The Coronavirus Job Retention Scheme (The Furlough Scheme), and the benefits and implications for employers
In these unprecedented times, all businesses are facing major challenges to their ongoing viability. Every day we read of well-respected names that are entering administration or “closing their doors”, even though the Government has announced huge support packages to assist the business world. In this article, I am specifically looking at one of those support schemes, the Coronavirus Job Retention Scheme (The Furlough Scheme), and the benefits and implications for employers.
What are the key features of the Furlough Scheme?
The scheme potentially takes in all employees who were on the PAYE payroll on 28 February 2020. They can be employed under different types of contract – full time, part time, zero hours etc.
The government will cover 80% of furloughed employees’ wage costs, up to a maximum of £2500 per month (plus Employer National Insurance and minimum automatic employer pension contributions). Employers may choose to top up the wages if finances permit but they do not have to. Rules provide for how the £2500 is calculated. It is a grant, not a loan and does not need to be repaid. Payments made to furloughed employees are taxable.
Employees cannot do any sort of work for their employer whilst on furlough, even for free. What they can do is training or volunteer work.
Furlough leave is for a minimum of three weeks. After that, employees can be put on a fresh period of furlough leave. Alternatively, staff can be rotated around, taking it in turns to be on a three-week furlough leave.
How to select for Furlough?
Employees need to agree to be placed on furlough. This should be confirmed in writing to them. When choosing who to place on furlough, employers do not need to demonstrate that redundancy was the only alternative. The usual employment law rules otherwise apply, so employers cannot select those to go on furlough for a discriminatory reason. Employers could consider a version of a redundancy selection exercise – ask for volunteers and then have a pooling and selection process. A fair procedure needs to be used, or run the risk of claims. If more than 20 are to be put on furlough, the employer will need to carry out collective consultation, unless it can show a ‘special circumstances’ defence.
Will annual leave accrue during Furlough leave?
Yes, although the HMRC guidance does not currently expressly deal with annual leave, it does confirm that: “Employees that have been furloughed have the same rights as they did previously”. This will presumably include entitlement to accrue annual leave in accordance with their contract.
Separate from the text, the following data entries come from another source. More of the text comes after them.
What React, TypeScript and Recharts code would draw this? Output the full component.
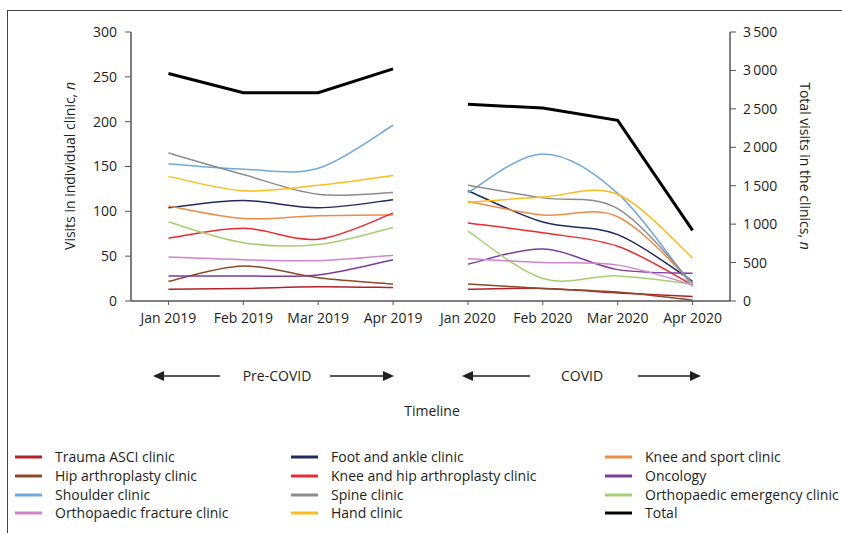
import React from 'react';
import { LineChart, Line, XAxis, YAxis } from 'recharts';

const months = ['Jan 2019', 'Feb 2019', 'Mar 2019', 'Apr 2019', 'Jan 2020', 'Feb 2020', 'Mar 2020', 'Apr 2020'];

const traumaAsci = [13, 14, 16, 15, 13, 14, 9, 5];
const footAnkle = [104, 112, 104, 113, 123, 88, 74, 22];
const kneeSport = [106, 92, 95, 96, 111, 96, 94, 20];
const hipArthroplasty = [22, 39, 26, 19, 19, 14, 10, 1];
const kneeHipArthroplasty = [70, 81, 69, 98, 87, 76, 61, 18];
const oncology = [28, 28, 29, 46, 41, 58, 35, 31];
const shoulder = [153, 147, 148, 196, 121, 164, 120, 16];
const spine = [165, 141, 119, 121, 129, 115, 103, 20];
const orthoEmergency = [88, 65, 63, 82, 78, 25, 28, 19];
const orthoFracture = [49, 46, 45, 51, 47, 43, 40, 18];
const hand = [139, 123, 129, 140, 110, 116, 119, 48];
const total = [2960, 2710, 2710, 3020, 2560, 2510, 2350, 920];

const leftTicks = [0, 50, 100, 150, 200, 250, 300];
const rightTicks = [0, 500, 1000, 1500, 2000, 2500, 3000, 3500];

const series = [
  { key: 'traumaAsci', name: 'Trauma ASCI clinic', values: traumaAsci, color: '#B5212B' },
  { key: 'footAnkle', name: 'Foot and ankle clinic', values: footAnkle, color: '#1F2A5E' },
  { key: 'kneeSport', name: 'Knee and sport clinic', values: kneeSport, color: '#F08A45' },
  { key: 'hipArthroplasty', name: 'Hip arthroplasty clinic', values: hipArthroplasty, color: '#8B4A26' },
  { key: 'kneeHipArthroplasty', name: 'Knee and hip arthroplasty clinic', values: kneeHipArthroplasty, color: '#EE2A2E' },
  { key: 'oncology', name: 'Oncology', values: oncology, color: '#7A3C9E' },
  { key: 'shoulder', name: 'Shoulder clinic', values: shoulder, color: '#6FA8DC' },
  { key: 'spine', name: 'Spine clinic', values: spine, color: '#8C8C8C' },
  { key: 'orthoEmergency', name: 'Orthopaedic emergency clinic', values: orthoEmergency, color: '#A6CF72' },
  { key: 'orthoFracture', name: 'Orthopaedic fracture clinic', values: orthoFracture, color: '#CF85C8' },
  { key: 'hand', name: 'Hand clinic', values: hand, color: '#FDBB1C' },
  { key: 'total', name: 'Total', values: total, color: '#000000' },
];

const data = months.map((m, i) => {
  const row: any = { month: m };
  series.forEach((s) => {
    row[s.key + '_a'] = i < 4 ? s.values[i] : null;
    row[s.key + '_b'] = i >= 4 ? s.values[i] : null;
  });
  return row;
});

// Excel-like smoothed line (Catmull-Rom style Bezier)
function excelCurve(context: any) {
  let pts: number[][] = [];
  return {
    areaStart() {},
    areaEnd() {},
    lineStart() {
      pts = [];
    },
    lineEnd() {
      const n = pts.length;
      if (n === 0) return;
      context.moveTo(pts[0][0], pts[0][1]);
      for (let i = 0; i < n - 1; i++) {
        const p0 = pts[Math.max(i - 1, 0)];
        const p1 = pts[i];
        const p2 = pts[i + 1];
        const p3 = pts[Math.min(i + 2, n - 1)];
        context.bezierCurveTo(
          p1[0] + (p2[0] - p0[0]) / 6,
          p1[1] + (p2[1] - p0[1]) / 6,
          p2[0] - (p3[0] - p1[0]) / 6,
          p2[1] - (p3[1] - p1[1]) / 6,
          p2[0],
          p2[1]
        );
      }
    },
    point(x: number, y: number) {
      pts.push([+x, +y]);
    },
  };
}

const FONT = '"Open Sans", "Noto Sans", sans-serif';
const TEXT = '#231F20';
const AXIS = '#555555';

const fmtRight = (v: number) =>
  v >= 1000 ? `${Math.floor(v / 1000)}\u2009${String(v % 1000).padStart(3, '0')}` : String(v);

const legendCols = [15, 291, 605];
const legendRows = [457, 476, 495, 513];

function Arrow({ x1, x2, y }: { x1: number; x2: number; y: number }) {
  const dir = x2 > x1 ? 1 : -1;
  const head = 11;
  return (
    <g>
      <line x1={x1} y1={y} x2={x2 - dir * head} y2={y} stroke="#231F20" strokeWidth={1.6} />
      <polygon
        points={`${x2},${y} ${x2 - dir * head},${y - 5} ${x2 - dir * head},${y + 5}`}
        fill="#231F20"
      />
    </g>
  );
}

export default function App() {
  return (
    <div style={{ position: 'absolute', left: 0, top: 0, width: 842, height: 533, background: '#fff', fontFamily: FONT }}>
      <LineChart
        width={842}
        height={533}
        data={data}
        margin={{ top: 32, right: 52, left: 71, bottom: 202 }}
      >
        <XAxis
          dataKey="month"
          scale="band"
          axisLine={{ stroke: AXIS, strokeWidth: 1.5 }}
          tickLine={{ stroke: AXIS }}
          tickSize={4}
          tickMargin={8}
          tick={{ fill: TEXT, fontSize: 14, fontFamily: FONT }}
          interval={0}
        />
        <YAxis
          yAxisId="left"
          domain={[0, 300]}
          ticks={leftTicks}
          width={60}
          axisLine={{ stroke: AXIS, strokeWidth: 1.5 }}
          tickLine={{ stroke: AXIS }}
          tickSize={6}
          tickMargin={8}
          tick={{ fill: TEXT, fontSize: 14, fontFamily: FONT }}
          interval={0}
        />
        <YAxis
          yAxisId="right"
          orientation="right"
          domain={[0, 3500]}
          ticks={rightTicks}
          width={60}
          axisLine={{ stroke: AXIS, strokeWidth: 1.5 }}
          tickLine={{ stroke: AXIS }}
          tickSize={6}
          tickMargin={7}
          tickFormatter={fmtRight}
          tick={{ fill: TEXT, fontSize: 14, fontFamily: FONT }}
          interval={0}
        />
        {series.map((s) =>
          ['_a', '_b'].map((suf) => (
            <Line
              key={s.key + suf}
              yAxisId={s.key === 'total' ? 'right' : 'left'}
              dataKey={s.key + suf}
              type={s.key === 'total' ? 'linear' : (excelCurve as any)}
              stroke={s.color}
              strokeWidth={s.key === 'total' ? 3 : 1.5}
              dot={false}
              activeDot={false}
              connectNulls={false}
              isAnimationActive={false}
            />
          ))
        )}
      </LineChart>
      <svg
        width={842}
        height={533}
        style={{ position: 'absolute', left: 0, top: 0, pointerEvents: 'none' }}
        fontFamily={FONT}
      >
        <rect x={7.5} y={10.5} width={840} height={530} fill="none" stroke="#444" strokeWidth={1} />
        <text
          transform="translate(70,166) rotate(-90)"
          textAnchor="middle"
          dy="0.35em"
          fontSize={14}
          fill={TEXT}
        >
          Visits in individual clinic, <tspan fontStyle="italic">n</tspan>
        </text>
        <text
          transform="translate(805,166) rotate(90)"
          textAnchor="middle"
          dy="0.35em"
          fontSize={14}
          fill={TEXT}
        >
          Total visits in the clinics, <tspan fontStyle="italic">n</tspan>
        </text>
        <Arrow x1={220} x2={153} y={376} />
        <text x={277} y={376} dy="0.35em" textAnchor="middle" fontSize={14} fill={TEXT}>
          Pre-COVID
        </text>
        <Arrow x1={330} x2={394} y={376} />
        <Arrow x1={530} x2={462} y={376} />
        <text x={582} y={376} dy="0.35em" textAnchor="middle" fontSize={14} fill={TEXT}>
          COVID
        </text>
        <Arrow x1={638} x2={701} y={376} />
        <text x={432} y={411} dy="0.35em" textAnchor="middle" fontSize={14} fill={TEXT}>
          Timeline
        </text>
        {series.map((s, i) => {
          const cx = legendCols[i % 3];
          const cy = legendRows[Math.floor(i / 3)];
          return (
            <g key={s.key}>
              <line x1={cx} y1={cy} x2={cx + 27} y2={cy} stroke={s.color} strokeWidth={3} />
              <text x={cx + 40} y={cy} dy="0.35em" fontSize={14} fill={TEXT}>
                {s.name}
              </text>
            </g>
          );
        })}
      </svg>
    </div>
  );
}
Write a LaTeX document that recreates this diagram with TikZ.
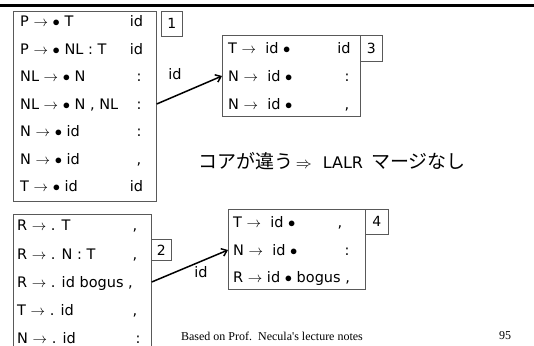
\RequirePackage{fix-cm}
\documentclass[tikz,border=0pt]{standalone}
\usepackage{fontspec}
\setmainfont{DejaVu Sans}
\newfontfamily\cjkfont{Noto Sans CJK JP}
\newfontfamily\footfont{Liberation Serif}
\usetikzlibrary{arrows.meta}
\newcommand\ra{$\rightarrow$}
\newcommand\bu{$\bullet$}
\begin{document}
\begin{tikzpicture}[x=1pt,y=-1pt,
  itembox/.style={draw=black!65,line width=0.7pt,anchor=north west,inner sep=0pt},
  numbox/.style={draw=black!65,line width=0.7pt,inner sep=0pt,font=\fontsize{14}{16}\selectfont},
  row/.style={anchor=west,inner sep=0pt,text height=12pt,text depth=2pt,font=\fontsize{14.5}{17}\selectfont},
  la/.style={anchor=center,inner sep=0pt,text height=12pt,text depth=2pt,font=\fontsize{14.5}{17}\selectfont},
  arr/.style={line width=1.5pt,-{Straight Barb[length=5pt,width=8pt]}},
  lbl/.style={inner sep=0pt,font=\fontsize{14.5}{17}\selectfont}]
\useasboundingbox (0,0) rectangle (534,345);
\clip (0,0) rectangle (534,345);
% top bar
\fill (0,3.8) rectangle (534,7.2);
% box 1
\node[itembox,minimum width=143pt,minimum height=190pt] (b1) at (13,11) {};
\node[numbox,minimum width=21pt,minimum height=25pt,anchor=north west] (n1) at (161,11) {1};
\node[row] (r11) at (20,22) {P \ra\ \bu\ T};
\node[row] (r12) at (20,49) {P \ra\ \bu\ NL : T};
\node[row] (r13) at (20,76) {NL \ra\ \bu\ N};
\node[row] (r14) at (20,104) {NL \ra\ \bu\ N , NL};
\node[row] (r15) at (20,131) {N \ra\ \bu\ id};
\node[row] (r16) at (20,159) {N \ra\ \bu\ id};
\node[row] (r17) at (20,186) {T \ra\ \bu\ id};
\node[la] (l11) at (136.5,22) {id};
\node[la] (l12) at (136.5,49) {id};
\node[la] (l13) at (139,76) {:};
\node[la] (l14) at (139,104) {:};
\node[la] (l15) at (139,131) {:};
\node[la] (l16) at (139,159) {,};
\node[la] (l17) at (136.5,186) {id};
% box 3
\node[itembox,minimum width=138pt,minimum height=81pt] (b3) at (222,35) {};
\node[numbox,minimum width=22pt,minimum height=26pt,anchor=north west] (n3) at (360,35) {3};
\node[row] (r31) at (228,48) {T \ra\ \ id \bu};
\node[row] (r32) at (228,76) {N \ra\ \ id \bu};
\node[row] (r33) at (228,104) {N \ra\ \ id \bu};
\node[la] (l31) at (344,48) {id};
\node[la] (l32) at (347,76) {:};
\node[la] (l33) at (347,104) {,};
% arrow 1 -> 3
\draw[arr] (b1.east |- r14) -- (b3.west |- r32);
\node[lbl] (id1) at (175,74) {id};
% Japanese line
\node[anchor=west,inner sep=0pt,font=\fontsize{16}{20}\selectfont] (jp) at (198,161)
  {{\cjkfont\fontsize{19}{22}\selectfont コアが違う}\,$\Rightarrow$\hspace{11pt}LALR\hspace{8pt}{\cjkfont\fontsize{19}{22}\selectfont マージなし}};
% box 2
\node[itembox,minimum width=138pt,minimum height=150pt] (b2) at (13,214) {};
\node[numbox,minimum width=20pt,minimum height=21pt,anchor=north west] (n2) at (151,239) {2};
\node[row] (r21) at (17,225) {R \ra\ . T};
\node[row] (r22) at (17,254) {R \ra\ . N : T};
\node[row] (r23) at (17,282) {R \ra\ . id bogus ,};
\node[row] (r24) at (17,310) {T \ra\ . id};
\node[row] (r25) at (17,338) {N \ra\ . id};
\node[la] (l21) at (135,225) {,};
\node[la] (l22) at (135,254) {,};
\node[la] (l24) at (135,310) {,};
\node[la] (l25) at (138,338) {:};
% box 4
\node[itembox,minimum width=137pt,minimum height=80pt] (b4) at (228,209) {};
\node[numbox,minimum width=23pt,minimum height=25pt,anchor=north west] (n4) at (365,209) {4};
\node[row] (r41) at (233,222) {T \ra\ \ id \bu};
\node[row] (r42) at (233,250) {N \ra\ \ id \bu};
\node[row] (r43) at (233,277) {R \ra\ id \bu\ bogus ,};
\node[la] (l41) at (340,222) {,};
\node[la] (l42) at (347,250) {:};
% arrow 2 -> 4
\draw[arr] (b2.east |- r23) -- (b4.west |- r42);
\node[lbl] (id2) at (201,272) {id};
% footer
\node[inner sep=0pt,font=\footfont\fontsize{12}{14}\selectfont] (foot) at (272,336) {Based on Prof.\ \ Necula's lecture notes};
\node[inner sep=0pt,font=\footfont\fontsize{12}{14}\selectfont] (page) at (505,336) {95};
\end{tikzpicture}
\end{document}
To the extent that an employee’s contractual annual leave entitlement exceeds the minimum statutory entitlement of 5.6 weeks, it may be possible to expressly agree that the employee will ‘waive’ their enhanced entitlement in exchange for their pay being ‘topped-up’ (beyond 80%) during the period of furlough leave. So, by way of how this might work: if an employee’s contract provides for 25 days’ holiday plus 8 days’ bank holidays, then agreement could be sought to waive 5 days of this entitlement and ‘convert’ that entitlement into cash which can be then used to ‘top-up’ their furlough leave pay.
What about employees already been made redundant who you may now think could have been dealt with under the Furlough Scheme?
Employers may be able to reinstate former employees who have been made redundant since 28 February 2020. Where an employer wants to allow an employee to return, but only for a fixed period, in order to benefit from Furlough leave then it might be possible to enter into a settlement agreement preventing any future claims when the employee leaves again. This will be particularly attractive for employers if an employee will accrue two years’ service during Furlough leave and where there is likely to be a redundancy situation after Furlough leave.
For some employers, Furlough leave is not suitable. For example:
They might still need the employees, but for fewer hours;
They might still need the employees 100%, but cannot afford to pay them 100%;
Negotiation of reduced pay and reduced hours remains possible. If necessary, redundancy is still possible (instead of or after Furlough leave). Again, however, process and consultation will be important even where timescales are tight, and especially where there are 20 or more individuals involved.
It is worth keeping in mind that when the current restrictions are lifted and Furlough leave comes to an end, many businesses will struggle to return to a normal state immediately.
Good employment practise was important before COVID and remains still at the essence of all that businesses do whilst utilising the scheme, with the scheme providing additional flexibility during a period when the economic knock-on effects may well have a considerable impact for some time.